The Rams retook the lead with four runs in the third inning and extended the lead with runs in the fourth and sixth. In the fourth, Braeden Lipoff doubled home the tying run, Henry Pancoast plated the go-ahead run with a sacrifice fly and Jude Morgan doubled home two insurance runs.
Their run in the fifth scored on a bases-loaded wild pitch and they created the run in the sixth with Noah Danza’s bunt single, two stolen bases and a sacrifice fly.
“We opened on the road at Pitman and we were not happy with the way we played,” Karr said. “We talk to these guys a lot about the process and the way we do things, not so much the scoreboard and results, and we weren’t happy with the process at Pitman, the way we played. That whole day in general was not the way we wanted to start our season.
“We pride ourselves on playing a very competitive schedule. I told the guys out in the field today was a building day. We’re not happy with the outcome, but we’re building on the process. The process today, the way we did things, was much better. We were competitive with a team (media) says is the best our state has to offer. Not happy, but intrigued with how well we played.”
Logan Streith took the mound with bases loaded in the fourth, got the final out and finished the game. He gave up only one more run and three hits. The Rams loaded the bases against him with one out in the seventh, but he got out of that with a strikeout and flyout.
“I thought he did really good,” Karr said. “He’s a guy we’re trying to get into that starter role, see if he can stretch it out and lengthen some innings for us. Brought him in relief today and I thought he did a good job … I was really impressed with Logan. Hopefully it’s a sign of good things to come.”
The Eagles will continue the search for that elusive first win Monday against Woodstown.
“I kind of stay away from all the expectations and all that; we’ve just got to play our game,” Fatcher said. “If you watched the game against Pitman and then today we look like a whole different ball team out here, man.
“Before Pitman our practices we were just getting around, but we locked in and know what we want now.

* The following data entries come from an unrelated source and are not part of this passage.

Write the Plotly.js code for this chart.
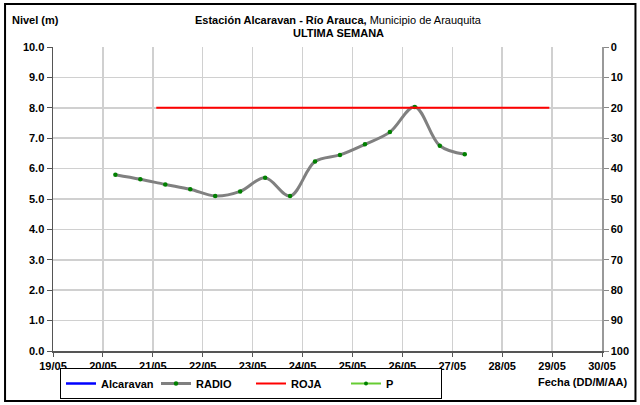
<!DOCTYPE html>
<html>
<head>
<meta charset="utf-8">
<script src="https://cdn.plot.ly/plotly-3.0.1.min.js"></script>
<style>
html,body{margin:0;padding:0;background:#fff;}
#chart{width:640px;height:405px;}
</style>
</head>
<body>
<div id="chart"></div>
<script>
// Data
const fechas = [
  "2014-05-20 06:00","2014-05-20 18:00","2014-05-21 06:00","2014-05-21 18:00",
  "2014-05-22 06:00","2014-05-22 18:00","2014-05-23 06:00","2014-05-23 18:00",
  "2014-05-24 06:00","2014-05-24 18:00","2014-05-25 06:00","2014-05-25 18:00",
  "2014-05-26 06:00","2014-05-26 18:00","2014-05-27 06:00"
];
const radio = [5.80, 5.65, 5.48, 5.32, 5.10, 5.25, 5.70, 5.10, 6.23, 6.45, 6.80, 7.20, 8.03, 6.75, 6.47];
const rojaFechas = ["2014-05-21 01:40", "2014-05-28 22:40"];
const rojaValores = [8.0, 8.0];
const yTicks = [0,1,2,3,4,5,6,7,8,9,10];
const y2Ticks = [0,10,20,30,40,50,60,70,80,90,100];

const L = 53, R = 602.5, T = 47, B = 351;
const pw = R - L, ph = B - T;
const px = v => (v - L) / pw;
const py = v => (B - v) / ph;

const fontB = {family: "Liberation Sans, Arial, sans-serif", size: 11, color: "#000", weight: "bold"};

const traces = [
  {name: "Alcaravan", x: [null], y: [null], mode: "lines", line: {color: "#0000ff", width: 2.5}, type: "scatter"},
  {name: "RADIO", x: fechas, y: radio, mode: "lines+markers", type: "scatter",
   line: {color: "#808080", width: 3, shape: "spline", smoothing: 1},
   marker: {color: "#008000", size: 4.5}},
  {name: "ROJA", x: rojaFechas, y: rojaValores, mode: "lines", type: "scatter",
   line: {color: "#ff0000", width: 2}},
  {name: "P", x: [null], y: [null], mode: "lines+markers", type: "scatter", yaxis: "y2",
   line: {color: "#66cc33", width: 2}, marker: {color: "#008000", size: 4}}
];

const layout = {
  width: 640, height: 405,
  margin: {l: L, r: 640 - R, t: T, b: 405 - B, pad: 0, autoexpand: false},
  paper_bgcolor: "#fff", plot_bgcolor: "#fff",
  font: {family: "Liberation Sans, Arial, sans-serif", size: 11, color: "#000"},
  showlegend: true,
  xaxis: {
    type: "date",
    range: ["2014-05-19 00:00", "2014-05-30 00:00"],
    dtick: 86400000, tick0: "2014-05-19",
    tickformat: "%d/%m",
    tickfont: fontB,
    ticks: "outside", ticklen: 4, tickcolor: "#555",
    showgrid: true, gridcolor: "#d0d0d0", gridwidth: 1.5,
    showline: true, linecolor: "#555", linewidth: 1.5,
    zeroline: false, fixedrange: true, automargin: false
  },
  yaxis: {
    range: [0, 10], tickvals: yTicks, ticktext: yTicks.map(v => v.toFixed(1)),
    tickfont: fontB,
    ticks: "outside", ticklen: 5, tickcolor: "#555",
    showgrid: true, gridcolor: "#d0d0d0", gridwidth: 1.5,
    showline: true, linecolor: "#555", linewidth: 1.5,
    zeroline: false, fixedrange: true, automargin: false
  },
  yaxis2: {
    overlaying: "y", side: "right",
    range: [100, 0], tickvals: y2Ticks, ticktext: y2Ticks.map(String),
    tickfont: fontB,
    ticks: "outside", ticklen: 5, tickcolor: "#888",
    showgrid: false, showline: true, linecolor: "#999", linewidth: 1.5,
    zeroline: false, fixedrange: true, automargin: false
  },
  legend: {
    orientation: "h",
    xref: "container", yref: "container",
    x: 60/640, xanchor: "left",
    y: 1 - 368/405, yanchor: "top",
    bordercolor: "#000", borderwidth: 1,
    bgcolor: "#fff",
    font: fontB,
    itemwidth: 30,
    entrywidth: 50,
    tracegroupgap: 0
  },
  annotations: [
    {text: "<b>Estación Alcaravan - Río Arauca,</b> Municipio de Arauquita", xref: "paper", yref: "paper",
     x: px(339), y: py(20), xanchor: "center", yanchor: "middle", showarrow: false, font: {size: 11}},
    {text: "<b>ULTIMA SEMANA</b>", xref: "paper", yref: "paper",
     x: px(339), y: py(33), xanchor: "center", yanchor: "middle", showarrow: false, font: {size: 11}},
    {text: "<b>Nivel (m)</b>", xref: "paper", yref: "paper", x: px(10), y: py(20),
     xanchor: "left", yanchor: "middle", showarrow: false, font: {size: 11}},
    {text: "<b>Fecha (DD/M/AA)</b>", xref: "paper", yref: "paper", x: px(631), y: py(382),
     xanchor: "right", yanchor: "middle", showarrow: false, font: {size: 11}}
  ],
  shapes: [
    {type: "rect", xref: "paper", yref: "paper",
     x0: px(5), x1: px(636), y0: py(401), y1: py(4),
     line: {color: "#000", width: 2}, fillcolor: "rgba(0,0,0,0)", layer: "below"}
  ]
};

Plotly.newPlot("chart", traces, layout, {displayModeBar: false, staticPlot: true});
</script>
</body>
</html>
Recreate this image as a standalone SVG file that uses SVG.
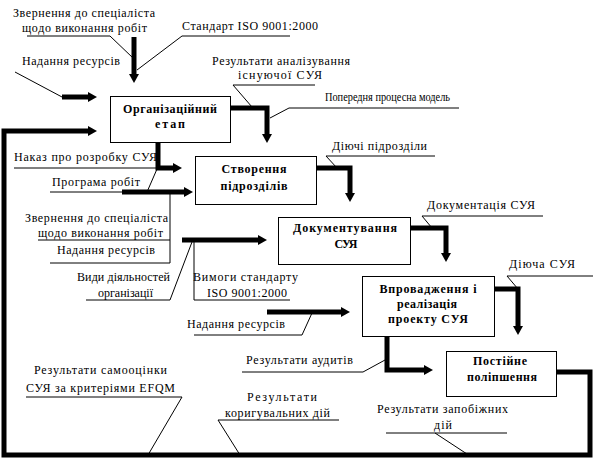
<svg xmlns="http://www.w3.org/2000/svg" width="593" height="459" viewBox="0 0 593 459">
<style>
.box{fill:#fff;stroke:#000;stroke-width:1}
text{font-family:"Times New Roman","Liberation Serif","DejaVu Serif",serif;font-size:12px;fill:#000}
.b{font-weight:bold;text-anchor:middle}
.thick{fill:none;stroke:#000;stroke-width:5;stroke-linejoin:miter}
.arr{marker-end:url(#ah)}
.thin{fill:none;stroke:#000;stroke-width:1}
</style>
<defs>
<marker id="ah" markerUnits="userSpaceOnUse" markerWidth="9" markerHeight="10" viewBox="0 0 9 10" refX="0" refY="5" orient="auto">
<path d="M0,0 L9,5 L0,10 z" fill="#000"/>
</marker>
</defs>
<rect width="593" height="459" fill="#fff"/>
<g id="connectors">
<path class="thick arr" d="M134,37 V74"/>
<path class="thick arr" d="M62,97 H88"/>
<path class="thick arr" d="M556,372 H590 V455 H4 V131 H88"/>
<path class="thick arr" d="M230,108 H267 V134"/>
<path class="thick arr" d="M158,142 V168 H173"/>
<path class="thick arr" d="M122,192 H184"/>
<path class="thick arr" d="M316,168 H350 V193"/>
<path class="thick arr" d="M182,240 H258"/>
<path class="thick arr" d="M410,228 H446 V253"/>
<path class="thick arr" d="M267,312 H341"/>
<path class="thick arr" d="M494,289 H518 V326"/>
<path class="thick arr" d="M387,336 V370 H424"/>
<path class="thin" d="M27,36 H110 L133,58"/>
<path class="thin" d="M290,36 H182 L137,70"/>
<path class="thin" d="M15,72 L62,97"/>
<path class="thin" d="M315,85 H233 L252,107"/>
<path class="thin" d="M459,108 H289 L270,118"/>
<path class="thin" d="M435,156 H326 L337,168"/>
<path class="thin" d="M14,168 H158"/>
<path class="thin" d="M157,169 L147,192"/>
<path class="thin" d="M50,192 H123"/>
<path class="thin" d="M170,192 V263"/>
<path class="thin" d="M38,240 H170"/>
<path class="thin" d="M50,263 H170"/>
<path class="thin" d="M86,300 H170 L192,242"/>
<path class="thin" d="M194,242 V300 H290"/>
<path class="thin" d="M543,216 H422 L432,228"/>
<path class="thin" d="M593,276 H507 L518,289"/>
<path class="thin" d="M194,335 H302 L312,313"/>
<path class="thin" d="M242,372 H363 L385,360"/>
<path class="thin" d="M26,397 H182 L148,455"/>
<path class="thin" d="M339,420 H218 L240,455"/>
<path class="thin" d="M386,433 H507"/>
<path class="thin" d="M435,433 L467,454"/>
</g>
<g id="n1">
<rect class="box" x="110.5" y="96.5" width="120" height="46"/>
<text class="b" x="170" y="113" textLength="94" lengthAdjust="spacing">Організаційний</text>
<text class="b" x="170" y="128" textLength="30" lengthAdjust="spacing">етап</text>
</g>
<g id="n2">
<rect class="box" x="195.5" y="156.5" width="121" height="48"/>
<text class="b" x="254" y="173" textLength="65" lengthAdjust="spacing">Створення</text>
<text class="b" x="254" y="190" textLength="67" lengthAdjust="spacing">підрозділів</text>
</g>
<g id="n3">
<rect class="box" x="278.5" y="217.5" width="132" height="47"/>
<text class="b" x="345" y="232" textLength="104" lengthAdjust="spacing">Документування</text>
<text class="b" x="346" y="248" textLength="23" lengthAdjust="spacing">СУЯ</text>
</g>
<g id="n4">
<rect class="box" x="362.5" y="276.5" width="132" height="60"/>
<text class="b" x="428" y="293" textLength="97" lengthAdjust="spacing">Впровадження і</text>
<text class="b" x="427" y="308" textLength="60" lengthAdjust="spacing">реалізація</text>
<text class="b" x="428" y="323" textLength="80" lengthAdjust="spacing">проекту СУЯ</text>
</g>
<g id="n5">
<rect class="box" x="446.5" y="351.5" width="110" height="45"/>
<text class="b" x="500" y="365" textLength="54" lengthAdjust="spacing">Постійне</text>
<text class="b" x="502" y="381" textLength="70" lengthAdjust="spacing">поліпшення</text>
</g>
<g id="labels">
<text x="13" y="17" textLength="142" lengthAdjust="spacing">Звернення до спеціаліста</text>
<text x="22" y="32" textLength="125" lengthAdjust="spacing">щодо виконання робіт</text>
<text x="182" y="30" textLength="136" lengthAdjust="spacing">Стандарт ISO 9001:2000</text>
<text x="22" y="65" textLength="98" lengthAdjust="spacing">Надання ресурсів</text>
<text x="212" y="65" textLength="138" lengthAdjust="spacing">Результати аналізування</text>
<text x="238" y="79" textLength="84" lengthAdjust="spacing">існуючої СУЯ</text>
<text x="325" y="101" textLength="125" lengthAdjust="spacingAndGlyphs">Попередня процесна модель</text>
<text x="332" y="150" textLength="95" lengthAdjust="spacing">Діючі підрозділи</text>
<text x="14" y="161" textLength="143" lengthAdjust="spacing">Наказ про розробку СУЯ</text>
<text x="52" y="186" textLength="88" lengthAdjust="spacing">Програма робіт</text>
<text x="25" y="222" textLength="143" lengthAdjust="spacing">Звернення до спеціаліста</text>
<text x="38" y="237" textLength="125" lengthAdjust="spacing">щодо виконання робіт</text>
<text x="57" y="254" textLength="98" lengthAdjust="spacing">Надання ресурсів</text>
<text x="77" y="281" textLength="93" lengthAdjust="spacing">Види діяльностей</text>
<text x="98" y="297" textLength="55" lengthAdjust="spacing">організації</text>
<text x="193" y="281" textLength="105" lengthAdjust="spacing">Вимоги стандарту</text>
<text x="207" y="297" textLength="80" lengthAdjust="spacing">ISO 9001:2000</text>
<text x="427" y="209" textLength="108" lengthAdjust="spacing">Документація СУЯ</text>
<text x="509" y="268" textLength="66" lengthAdjust="spacing">Діюча СУЯ</text>
<text x="187" y="328" textLength="98" lengthAdjust="spacing">Надання ресурсів</text>
<text x="246" y="364" textLength="107" lengthAdjust="spacing">Результати аудитів</text>
<text x="34" y="374" textLength="133" lengthAdjust="spacing">Результати самооцінки</text>
<text x="26" y="392" textLength="149" lengthAdjust="spacing">СУЯ за критеріями EFQM</text>
<text x="247" y="401" textLength="70" lengthAdjust="spacing">Результати</text>
<text x="225" y="417" textLength="105" lengthAdjust="spacing">коригувальних дій</text>
<text x="377" y="413" textLength="131" lengthAdjust="spacing">Результати запобіжних</text>
<text x="434" y="429" textLength="18" lengthAdjust="spacing">дій</text>
</g>
</svg>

I’m not bothered by the 0-2. We’re going to start a win streak and it’s going to be long.”
The history is there. The last time the Eagles started 0-2 was 2021. They bounced back from that with a five-game winning streak and went on to play in the South Jersey Group I semifinals.
| Gloucester Catholic (4-0) | 104 101 0- | 7 | 5 | 0 |
| Pennsville (0-2) | 021 000 0- | 3 | 6 | 2 |
Tennis
PENNSVILLE 5, BRIDGETON 0
Gabe Schneider (P) def. Uriel Perez, 6-1, 6-0
Maddox Efelis (P) def. Jonathan Barragan, 6-2, 6-0
Brody Wiggins (P) def. Eliasar Velasquez, 6-0, 6-0
Lucas Cooksey-Sawyer Humphrey (P) def. Hernandez Enrique-Anselmo Taper Ramirez, 6-2, 6-1
Matthew Forino-Carter Willis (P) def. Jonathon Salas-Justin Salas, 6-1, 6-1
Records: Pennsville 3-0, Bridgeton 0-6.
Softball
DELSEA 12, SCHALICK 0: Morgan McLean went 4-for-4 and Iris Chapman scattered three singles while striking out to keep Delsea undefeated (3-0). Cloe Elliott, Annmarie Podehl and Olivia Vanacker had the Cougars’ hits.